In this case, the Claimant had worked as an engineer maintaining ATM machines for number of years before he started to suffer from back problems that meant he could no longer perform that role. The Claimant was placed into a newly created role as a 'key runner', which involved carrying out errands and delivering parts for the engineers; crucially, he was placed into this role on his original engineer salary (which was around 10% higher than the key runner role), with the evidence heard by the original Tribunal indicating that the Claimant was led to believe that this arrangement would continue in the long term. However, the following year the employer proposed that the Claimant's salary should be reduced to what it considered to be the lower, 'normal' rate for the key runner role. The Claimant refused to accept this proposal and was dismissed in October 2013, subsequently bringing Tribunal claims for unfair dismissal and disability discrimination. The case went up to the EAT following the original Tribunal's decision in the Claimant's favour.
The case was to a large extent about the law of amending an employee's terms and conditions, the details of which I have not included for the purpose of this post. The relevant part of the EAT's judgment for my purposes is that it confirmed the original Tribunal's finding that maintaining an employee's pay at its original rate notwithstanding the fact that they had been moved to a different role could (in the particular circumstances of this case, at least) constitute a reasonable adjustment.
The EAT's decision was in my view well-reasoned.

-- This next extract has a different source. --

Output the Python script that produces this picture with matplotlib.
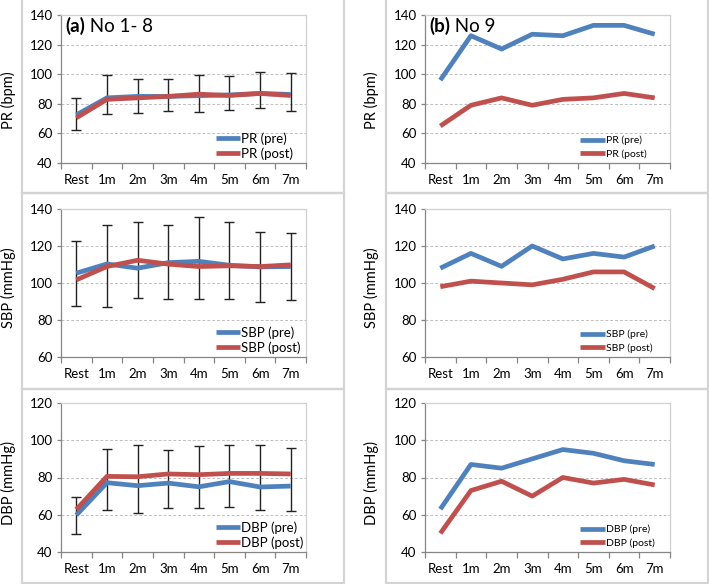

Essentially, it took the view that pay protection – in the same way as training or changes to physical working environment – is simply another potential cost that an employer may incur in furthering the underlying objective of the reasonable adjustment legislation: to attempt to keep disabled employees in the workplace. Also, it noted that the employer had itself provided for the Claimant's new role to continue at his original rate of pay, which suggests that it felt that that rate of pay was reasonable and affordable.
However, that is not to say that in reaching this decision the EAT gave the green light for employees to claim pay protection as a reasonable adjustment. The EAT specifically commented that such an adjustment would not be an 'everyday event', and that if circumstances changed (for example, if the employer's economic circumstances worsened) the adjustment might well cease to be reasonable. Indeed, I think it is notable that the EAT reached its decision in a case where the employer was a large company with significant resources which, to be frank, had failed to be absolutely clear on whether the adjustment was temporary or permanent and/or what conditions might apply to the arrangement. The EAT also declined what would have been a fine opportunity (if it had in fact been in the crusading mood that some commentators have attributed it in this case) to set a wider principle that an employee's original rate of pay should be maintained whatever the nature of the change to their role – such as, for example, following a move to a part-time role. Therefore, whilst the case is a useful marker for employers with disabled employees to consider, the basic principle of disability discrimination legislation – that it is designed not to treat disabled employees as objects of charity but rather to assist them in fulfulling as equal a role in the workplace as possible – remains unchanged.